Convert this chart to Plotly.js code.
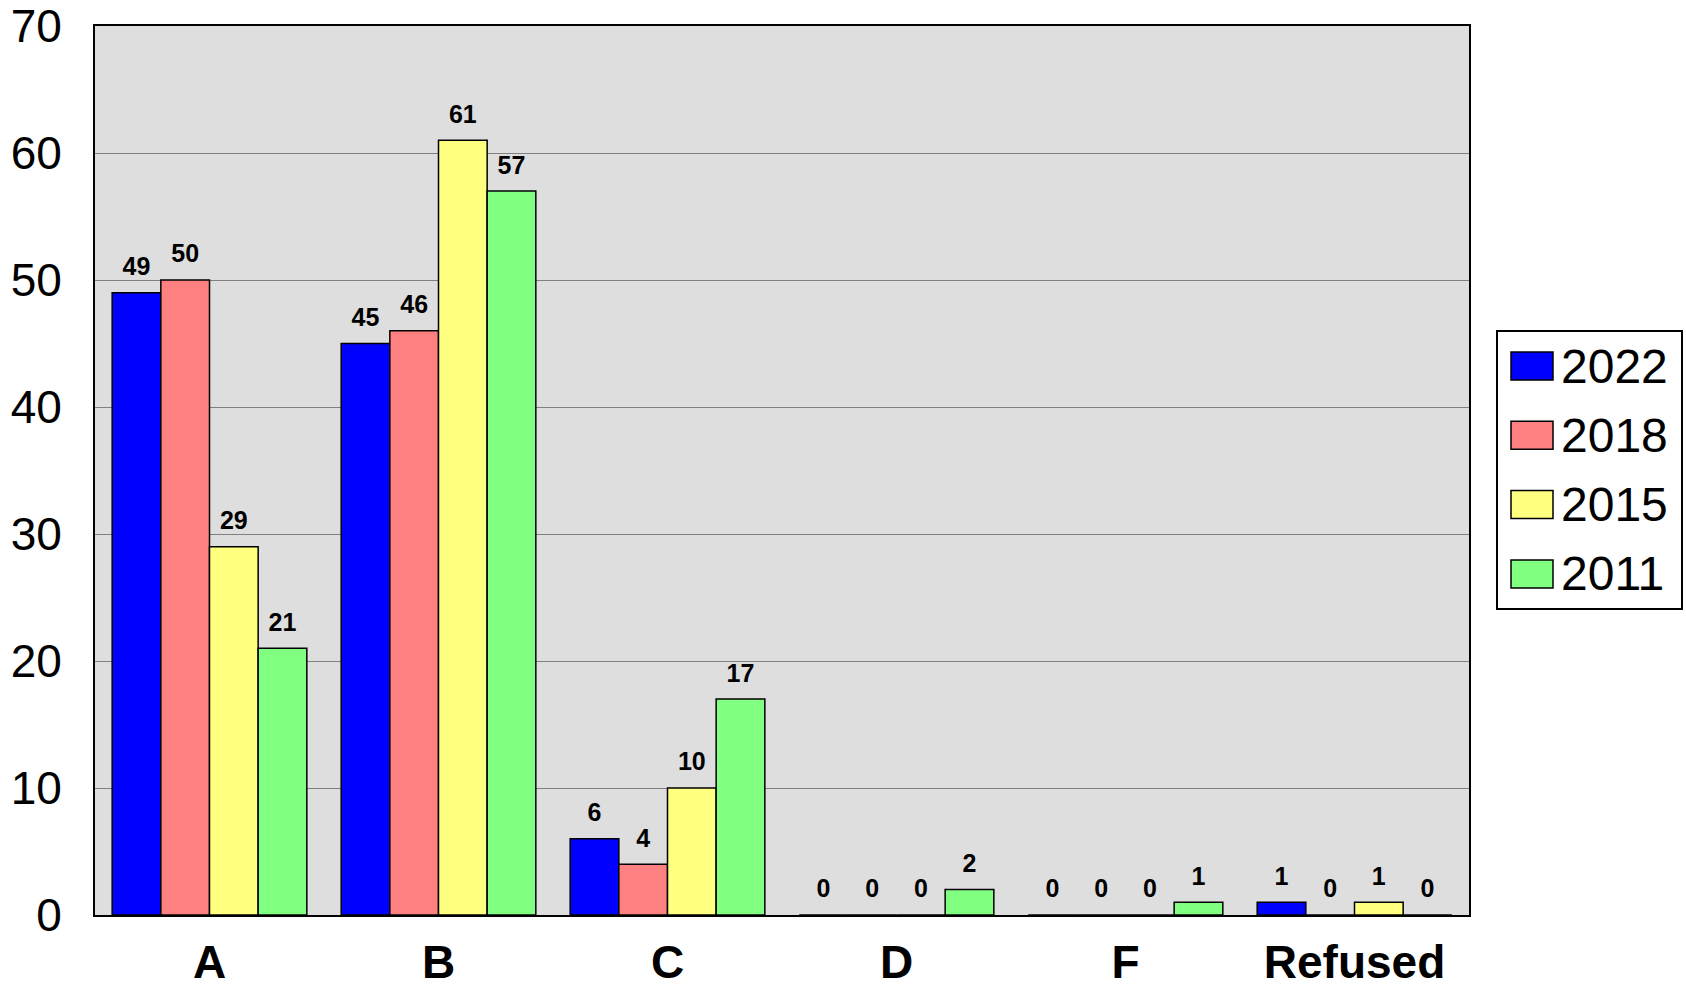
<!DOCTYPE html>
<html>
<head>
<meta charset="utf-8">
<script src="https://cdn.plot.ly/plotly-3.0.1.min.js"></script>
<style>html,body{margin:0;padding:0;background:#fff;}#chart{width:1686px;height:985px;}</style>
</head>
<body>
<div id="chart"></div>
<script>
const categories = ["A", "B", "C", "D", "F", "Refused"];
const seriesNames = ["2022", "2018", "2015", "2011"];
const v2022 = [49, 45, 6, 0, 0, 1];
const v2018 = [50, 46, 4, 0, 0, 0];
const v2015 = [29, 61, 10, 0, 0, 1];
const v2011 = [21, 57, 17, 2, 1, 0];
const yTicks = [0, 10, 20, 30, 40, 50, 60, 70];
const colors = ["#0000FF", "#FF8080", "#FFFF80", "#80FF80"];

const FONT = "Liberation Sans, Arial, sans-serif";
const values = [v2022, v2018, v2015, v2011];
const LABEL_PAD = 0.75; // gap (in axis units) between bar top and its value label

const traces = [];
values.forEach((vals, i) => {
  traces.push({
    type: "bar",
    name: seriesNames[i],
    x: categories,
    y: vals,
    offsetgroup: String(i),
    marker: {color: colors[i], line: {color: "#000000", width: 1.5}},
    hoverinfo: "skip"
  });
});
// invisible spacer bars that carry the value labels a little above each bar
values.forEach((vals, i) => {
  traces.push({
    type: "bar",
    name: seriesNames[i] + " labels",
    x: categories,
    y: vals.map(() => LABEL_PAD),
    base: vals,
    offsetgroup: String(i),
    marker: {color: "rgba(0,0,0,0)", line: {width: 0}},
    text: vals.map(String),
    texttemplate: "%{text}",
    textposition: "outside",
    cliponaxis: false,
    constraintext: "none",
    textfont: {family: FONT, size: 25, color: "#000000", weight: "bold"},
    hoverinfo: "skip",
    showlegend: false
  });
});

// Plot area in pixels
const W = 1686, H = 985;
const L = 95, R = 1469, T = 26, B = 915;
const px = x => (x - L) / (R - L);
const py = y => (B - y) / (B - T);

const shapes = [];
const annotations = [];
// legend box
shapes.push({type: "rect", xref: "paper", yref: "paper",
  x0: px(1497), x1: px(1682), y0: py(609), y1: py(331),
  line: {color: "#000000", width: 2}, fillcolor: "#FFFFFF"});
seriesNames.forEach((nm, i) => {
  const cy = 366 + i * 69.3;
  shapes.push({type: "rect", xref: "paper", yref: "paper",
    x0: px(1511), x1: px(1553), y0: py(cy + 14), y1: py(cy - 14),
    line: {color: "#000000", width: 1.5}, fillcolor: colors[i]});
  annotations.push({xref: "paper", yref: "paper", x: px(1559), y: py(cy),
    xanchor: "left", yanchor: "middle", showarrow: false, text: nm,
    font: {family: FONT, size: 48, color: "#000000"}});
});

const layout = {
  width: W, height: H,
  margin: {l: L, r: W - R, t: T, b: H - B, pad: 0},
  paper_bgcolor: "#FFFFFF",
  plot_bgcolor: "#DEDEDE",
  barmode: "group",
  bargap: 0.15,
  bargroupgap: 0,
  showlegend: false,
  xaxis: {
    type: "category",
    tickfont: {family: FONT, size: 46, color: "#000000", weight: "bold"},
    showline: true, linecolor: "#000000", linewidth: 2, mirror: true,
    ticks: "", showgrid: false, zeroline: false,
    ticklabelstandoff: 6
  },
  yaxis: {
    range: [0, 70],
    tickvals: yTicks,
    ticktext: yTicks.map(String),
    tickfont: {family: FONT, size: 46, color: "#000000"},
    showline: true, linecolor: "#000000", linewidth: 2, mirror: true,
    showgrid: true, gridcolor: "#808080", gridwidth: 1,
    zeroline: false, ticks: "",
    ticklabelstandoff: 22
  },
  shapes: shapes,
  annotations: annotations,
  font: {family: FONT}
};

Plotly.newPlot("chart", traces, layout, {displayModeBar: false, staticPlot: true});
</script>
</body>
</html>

###

### EXERCISE GOAL
Work out the number of lines in this listing that include the word "chart". Reply with that number only.

### WRITTEN REPLY
4